Il piacere vitale (corporeo) dei suoi film, che filtra anche la disperazione, emerge dal dialogo, come il suo approccio architettonico – del resto ha iniziato come scenografo nella Rai anni Settanta. Il tracimante bisogno di comunicazione si aggancia alla sovversione linguistica di un’anima modernista; l’ascolto dei luoghi, della luce, a un nucleo forte di narratore, un narratore consapevole della crisi della narrazione ma ostinato a reinventare modi di fare cinema dal/col caos, senza mai ricopiarsi, anche quando ha la sensazione di fare sempre la stessa cosa. La vitalità sfrenata che riesce a cogliere e coreografare nei suoi piani sequenza circolari o nei montaggi spezzati è il filo rosso di una filmografia anarchica e barocca, capace di smarcare tutte le aspettative, spettacolari e spettatoriali, con estremi come la tragedia stilizzata di Luna rossa e la farsa surreale di Achille Tarallo: “La vita è sempre la cosa più forte, cosa c’è più della vita?”

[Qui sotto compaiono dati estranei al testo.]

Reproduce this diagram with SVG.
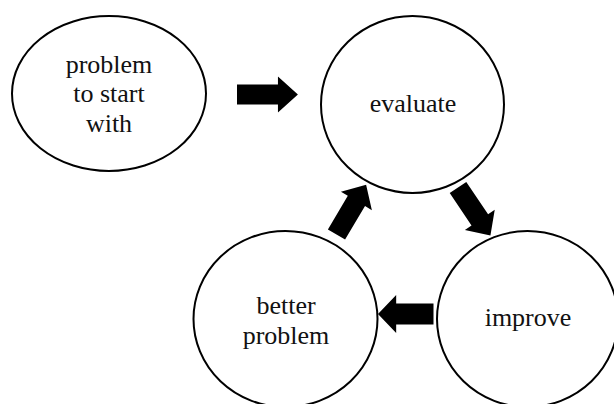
<svg xmlns="http://www.w3.org/2000/svg" xmlns:xlink="http://www.w3.org/1999/xlink" width="614" height="404" viewBox="0 0 614 404">
  <style>
    .node { fill: #ffffff; stroke: #000000; stroke-width: 2; }
    .label { font-family: "Liberation Serif", "Times New Roman", serif; font-size: 26px; fill: #111111; text-anchor: middle; }
    .arrow { fill: #000000; stroke: none; }
  </style>
  <defs>
    <path id="arrowShape" d="M0,-10 H39 V-18 L58,0 L39,18 V10 H0 Z"/>
  </defs>
  <rect width="614" height="404" fill="#ffffff"/>
  <g id="connectors">
    <use xlink:href="#arrowShape" href="#arrowShape" class="arrow" transform="translate(237,94.5) scale(1.05,1)"/>
    <use xlink:href="#arrowShape" href="#arrowShape" class="arrow" transform="translate(458,187.5) rotate(56)"/>
    <use xlink:href="#arrowShape" href="#arrowShape" class="arrow" transform="translate(433.5,314) rotate(180) scale(0.957,1.05)"/>
    <use xlink:href="#arrowShape" href="#arrowShape" class="arrow" transform="translate(336.5,234.5) rotate(-59.3)"/>
  </g>
  <g id="node-start">
    <ellipse class="node" cx="109" cy="93.5" rx="97" ry="77.5"/>
    <text class="label" x="109" y="73">problem</text>
    <text class="label" x="109" y="102">to start</text>
    <text class="label" x="109" y="132">with</text>
  </g>
  <g id="node-evaluate">
    <ellipse class="node" cx="412.5" cy="104.5" rx="91.5" ry="88.5"/>
    <text class="label" x="413" y="112">evaluate</text>
  </g>
  <g id="node-better">
    <ellipse class="node" cx="285.5" cy="319" rx="92" ry="88"/>
    <text class="label" x="286" y="314">better</text>
    <text class="label" x="286" y="344">problem</text>
  </g>
  <g id="node-improve">
    <ellipse class="node" cx="527.5" cy="319" rx="90.5" ry="88"/>
    <text class="label" x="528" y="326">improve</text>
  </g>
</svg>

Arrivano alla spicciolata le sue ispirazioni: Van Gogh e Francis Bacon, Brecht e Beckett, Godard ed Herzog; emerge il suo divertimento sul set (che “appartiene sempre alla muscolatura, al respiro, al sudore, al sangue”), la sua pittura segreta; si delinea una figura di regista inteso come “segugio” del cambiamento, che a fiuto contamina violenza e bellezza; di un artista con propositi utopici, assoluti: “Io vorrei che potessimo vedere tutto contemporaneamente…”Gli aggettivi usati dagli autori per descrivere il loro approccio tendono a sovrapporre lo sguardo “obliquo” dell’autore a una conseguente trasversalità d’indagine. E infatti, ecco che dopo il tuffo nel mare Capuano, arrivano gli approfondimenti saggistici: Alessia Brandoni si applica a un originale découpage scena per scena di Vito e gli altri che squaderna le sue considerazioni critiche seguendo passo passo lo svolgersi del clamoroso esordio, riuscendo a coglierne nel vivo le scelte espressive (le soggettive, i ritornanti piani sequenza circolari) e i nuclei ideali (le lacune, la simultaneità, gli straniamenti). Fabrizio Croce si concentra sul successivo Pianese Nunzio, 14 anni a maggio, scegliendo agli estremi le chiavi dell’amore pasoliniano e del Genet reinterpretato da Sartre per schiudere le barocche ferite sacre e profane, di “anima e carne” del rapporto tra Don Lorenzo e il ragazzino eponimo, in una dialettica serrata e problematizzante. Armando Andria infine analizza l’ossessione del tempo, il presente “della violenza brutale e non premeditata di Vito”, “il passato come possibilità di storicizzare” all’inizio rigettato da Capuano, il tempo che “sembra di fatto svanire” in Luna rossa, per poi riconquistare il centro della scena colto nella possibilità di cambiamento dei film successivi, con la tarda scoperta linguistica del flashback.